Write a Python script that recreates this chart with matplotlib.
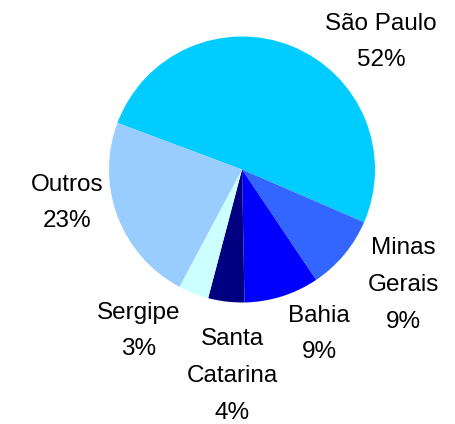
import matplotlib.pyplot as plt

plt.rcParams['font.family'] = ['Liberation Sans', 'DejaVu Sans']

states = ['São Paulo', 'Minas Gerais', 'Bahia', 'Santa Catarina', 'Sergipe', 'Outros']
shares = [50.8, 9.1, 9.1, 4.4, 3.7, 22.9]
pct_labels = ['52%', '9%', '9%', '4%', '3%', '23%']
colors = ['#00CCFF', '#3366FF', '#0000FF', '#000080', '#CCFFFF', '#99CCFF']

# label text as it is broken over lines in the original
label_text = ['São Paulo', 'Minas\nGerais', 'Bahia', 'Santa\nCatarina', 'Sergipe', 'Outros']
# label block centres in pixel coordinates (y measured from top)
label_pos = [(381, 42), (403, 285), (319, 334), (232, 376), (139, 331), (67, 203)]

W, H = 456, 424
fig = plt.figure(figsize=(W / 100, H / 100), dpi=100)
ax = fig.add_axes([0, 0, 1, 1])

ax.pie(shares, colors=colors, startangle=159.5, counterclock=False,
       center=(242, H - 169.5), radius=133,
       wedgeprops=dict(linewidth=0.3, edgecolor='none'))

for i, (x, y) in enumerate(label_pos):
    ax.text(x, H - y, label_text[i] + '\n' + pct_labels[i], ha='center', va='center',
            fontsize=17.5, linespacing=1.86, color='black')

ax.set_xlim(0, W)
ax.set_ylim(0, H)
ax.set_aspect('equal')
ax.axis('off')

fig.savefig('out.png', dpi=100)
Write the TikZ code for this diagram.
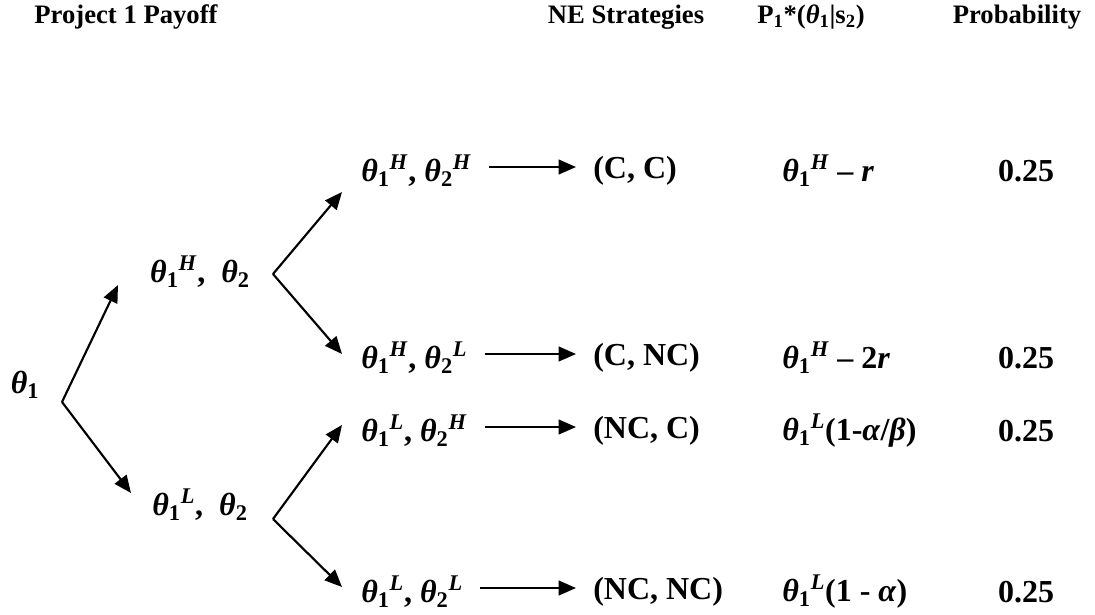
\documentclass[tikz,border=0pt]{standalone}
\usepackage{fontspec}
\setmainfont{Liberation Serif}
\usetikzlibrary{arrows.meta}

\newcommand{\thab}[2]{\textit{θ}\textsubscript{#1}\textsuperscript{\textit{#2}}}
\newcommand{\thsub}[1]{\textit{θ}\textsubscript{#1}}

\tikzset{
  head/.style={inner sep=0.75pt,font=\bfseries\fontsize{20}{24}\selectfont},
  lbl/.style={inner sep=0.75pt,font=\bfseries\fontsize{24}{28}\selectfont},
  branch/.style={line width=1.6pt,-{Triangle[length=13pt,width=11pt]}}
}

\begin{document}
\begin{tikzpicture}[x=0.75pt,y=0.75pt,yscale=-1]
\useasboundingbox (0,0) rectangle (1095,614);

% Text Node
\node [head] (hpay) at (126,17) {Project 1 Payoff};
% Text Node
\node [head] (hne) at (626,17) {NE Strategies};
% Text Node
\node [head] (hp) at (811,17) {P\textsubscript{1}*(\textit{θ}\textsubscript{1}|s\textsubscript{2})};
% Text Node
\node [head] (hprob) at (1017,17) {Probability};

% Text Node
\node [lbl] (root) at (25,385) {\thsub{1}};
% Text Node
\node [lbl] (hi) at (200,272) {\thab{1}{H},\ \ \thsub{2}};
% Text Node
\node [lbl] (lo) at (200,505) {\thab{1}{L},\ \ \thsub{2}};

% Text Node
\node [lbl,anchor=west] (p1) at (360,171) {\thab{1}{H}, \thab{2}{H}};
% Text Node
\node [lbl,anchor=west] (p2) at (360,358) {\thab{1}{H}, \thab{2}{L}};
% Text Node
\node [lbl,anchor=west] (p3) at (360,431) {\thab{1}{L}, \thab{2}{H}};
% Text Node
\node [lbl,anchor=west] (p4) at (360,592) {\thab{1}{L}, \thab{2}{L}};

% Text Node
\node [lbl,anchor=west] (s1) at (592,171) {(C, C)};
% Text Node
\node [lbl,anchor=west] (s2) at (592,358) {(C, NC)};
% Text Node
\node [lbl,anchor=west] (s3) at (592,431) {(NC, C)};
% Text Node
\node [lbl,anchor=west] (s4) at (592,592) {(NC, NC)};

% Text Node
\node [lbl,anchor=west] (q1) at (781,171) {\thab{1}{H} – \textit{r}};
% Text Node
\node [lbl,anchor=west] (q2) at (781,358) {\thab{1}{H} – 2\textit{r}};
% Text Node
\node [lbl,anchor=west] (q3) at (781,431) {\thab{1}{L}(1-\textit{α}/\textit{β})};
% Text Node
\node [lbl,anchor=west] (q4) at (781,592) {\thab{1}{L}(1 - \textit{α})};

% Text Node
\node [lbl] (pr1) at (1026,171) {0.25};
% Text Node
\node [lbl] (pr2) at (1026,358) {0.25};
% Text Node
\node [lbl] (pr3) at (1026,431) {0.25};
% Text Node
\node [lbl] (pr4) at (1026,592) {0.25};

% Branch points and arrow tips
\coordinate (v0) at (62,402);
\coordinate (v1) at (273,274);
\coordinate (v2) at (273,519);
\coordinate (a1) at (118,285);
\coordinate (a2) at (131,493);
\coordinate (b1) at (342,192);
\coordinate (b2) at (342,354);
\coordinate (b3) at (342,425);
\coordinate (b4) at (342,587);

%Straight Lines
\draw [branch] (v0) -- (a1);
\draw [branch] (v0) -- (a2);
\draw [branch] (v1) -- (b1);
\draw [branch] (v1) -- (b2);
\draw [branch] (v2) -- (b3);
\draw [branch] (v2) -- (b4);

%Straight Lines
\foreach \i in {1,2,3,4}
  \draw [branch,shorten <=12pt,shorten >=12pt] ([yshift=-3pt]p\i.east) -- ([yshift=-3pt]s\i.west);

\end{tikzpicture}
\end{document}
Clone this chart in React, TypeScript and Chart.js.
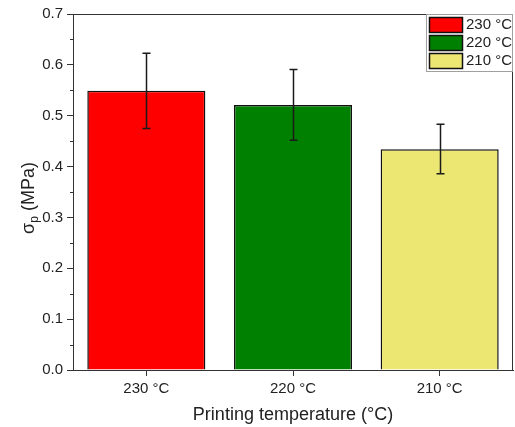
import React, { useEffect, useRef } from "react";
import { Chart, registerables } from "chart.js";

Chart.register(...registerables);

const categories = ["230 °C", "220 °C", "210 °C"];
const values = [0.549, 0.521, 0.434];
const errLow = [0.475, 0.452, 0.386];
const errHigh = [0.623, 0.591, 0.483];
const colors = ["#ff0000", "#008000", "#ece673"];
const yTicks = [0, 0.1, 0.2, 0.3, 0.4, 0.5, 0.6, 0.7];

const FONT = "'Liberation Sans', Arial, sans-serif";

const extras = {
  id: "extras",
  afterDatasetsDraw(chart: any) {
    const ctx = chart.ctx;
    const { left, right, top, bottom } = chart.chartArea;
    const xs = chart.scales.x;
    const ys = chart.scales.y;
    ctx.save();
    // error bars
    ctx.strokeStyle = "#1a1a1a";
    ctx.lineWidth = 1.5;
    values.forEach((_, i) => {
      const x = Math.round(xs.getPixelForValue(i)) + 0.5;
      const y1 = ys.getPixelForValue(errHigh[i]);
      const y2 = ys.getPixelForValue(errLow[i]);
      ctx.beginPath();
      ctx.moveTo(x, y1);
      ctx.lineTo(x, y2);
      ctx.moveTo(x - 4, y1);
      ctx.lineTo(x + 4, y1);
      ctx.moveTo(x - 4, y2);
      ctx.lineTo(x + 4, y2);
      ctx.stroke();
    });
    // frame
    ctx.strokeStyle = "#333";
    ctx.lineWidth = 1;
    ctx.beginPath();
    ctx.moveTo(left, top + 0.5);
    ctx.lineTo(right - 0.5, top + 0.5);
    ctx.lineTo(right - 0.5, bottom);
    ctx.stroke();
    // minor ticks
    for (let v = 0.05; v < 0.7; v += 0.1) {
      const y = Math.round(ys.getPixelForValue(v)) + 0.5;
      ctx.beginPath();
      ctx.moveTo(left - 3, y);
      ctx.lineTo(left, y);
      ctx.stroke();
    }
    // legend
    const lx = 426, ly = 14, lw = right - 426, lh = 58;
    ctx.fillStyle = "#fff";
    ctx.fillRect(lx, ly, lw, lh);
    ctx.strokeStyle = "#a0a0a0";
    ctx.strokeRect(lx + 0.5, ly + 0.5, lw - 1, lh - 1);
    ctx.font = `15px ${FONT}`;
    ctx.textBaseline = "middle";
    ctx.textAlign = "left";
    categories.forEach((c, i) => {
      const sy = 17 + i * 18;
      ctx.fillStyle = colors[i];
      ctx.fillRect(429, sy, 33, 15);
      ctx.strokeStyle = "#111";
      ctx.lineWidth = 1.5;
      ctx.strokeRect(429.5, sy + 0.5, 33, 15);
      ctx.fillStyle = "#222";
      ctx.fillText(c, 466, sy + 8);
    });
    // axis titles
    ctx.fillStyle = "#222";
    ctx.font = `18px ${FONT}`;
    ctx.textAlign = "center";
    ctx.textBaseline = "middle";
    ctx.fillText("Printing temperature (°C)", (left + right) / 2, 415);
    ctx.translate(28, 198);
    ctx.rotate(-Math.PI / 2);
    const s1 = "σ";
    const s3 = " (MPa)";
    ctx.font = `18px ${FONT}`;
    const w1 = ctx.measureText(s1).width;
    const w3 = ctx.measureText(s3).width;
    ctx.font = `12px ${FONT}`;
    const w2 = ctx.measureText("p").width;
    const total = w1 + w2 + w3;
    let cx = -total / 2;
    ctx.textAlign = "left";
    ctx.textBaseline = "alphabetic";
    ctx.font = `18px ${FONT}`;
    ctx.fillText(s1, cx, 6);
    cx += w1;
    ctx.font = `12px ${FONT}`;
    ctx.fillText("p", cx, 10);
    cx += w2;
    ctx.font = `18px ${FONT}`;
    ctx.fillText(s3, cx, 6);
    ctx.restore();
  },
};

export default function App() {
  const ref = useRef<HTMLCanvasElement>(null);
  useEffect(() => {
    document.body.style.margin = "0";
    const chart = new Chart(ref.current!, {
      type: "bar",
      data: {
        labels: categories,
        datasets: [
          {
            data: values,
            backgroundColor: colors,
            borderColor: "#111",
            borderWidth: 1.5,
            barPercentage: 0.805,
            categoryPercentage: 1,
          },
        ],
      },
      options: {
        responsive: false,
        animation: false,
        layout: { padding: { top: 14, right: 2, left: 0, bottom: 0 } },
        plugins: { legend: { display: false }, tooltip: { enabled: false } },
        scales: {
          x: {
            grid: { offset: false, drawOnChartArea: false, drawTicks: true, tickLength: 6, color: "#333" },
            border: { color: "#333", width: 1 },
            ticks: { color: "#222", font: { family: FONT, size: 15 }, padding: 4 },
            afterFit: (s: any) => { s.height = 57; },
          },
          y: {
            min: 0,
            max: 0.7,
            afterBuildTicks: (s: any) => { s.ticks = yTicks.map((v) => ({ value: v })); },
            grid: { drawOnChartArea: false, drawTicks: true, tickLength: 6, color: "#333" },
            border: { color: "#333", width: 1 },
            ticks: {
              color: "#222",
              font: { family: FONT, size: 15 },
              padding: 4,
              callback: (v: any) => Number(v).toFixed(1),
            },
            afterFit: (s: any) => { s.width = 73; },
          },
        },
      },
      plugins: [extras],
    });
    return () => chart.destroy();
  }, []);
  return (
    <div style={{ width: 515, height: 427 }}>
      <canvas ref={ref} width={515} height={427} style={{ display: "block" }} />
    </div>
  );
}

------

(Task details):
Out of the material above, gather each line where "React" appears.

(The completed task):
Clone this chart in React, TypeScript and Chart.js.
import React, { useEffect, useRef } from "react";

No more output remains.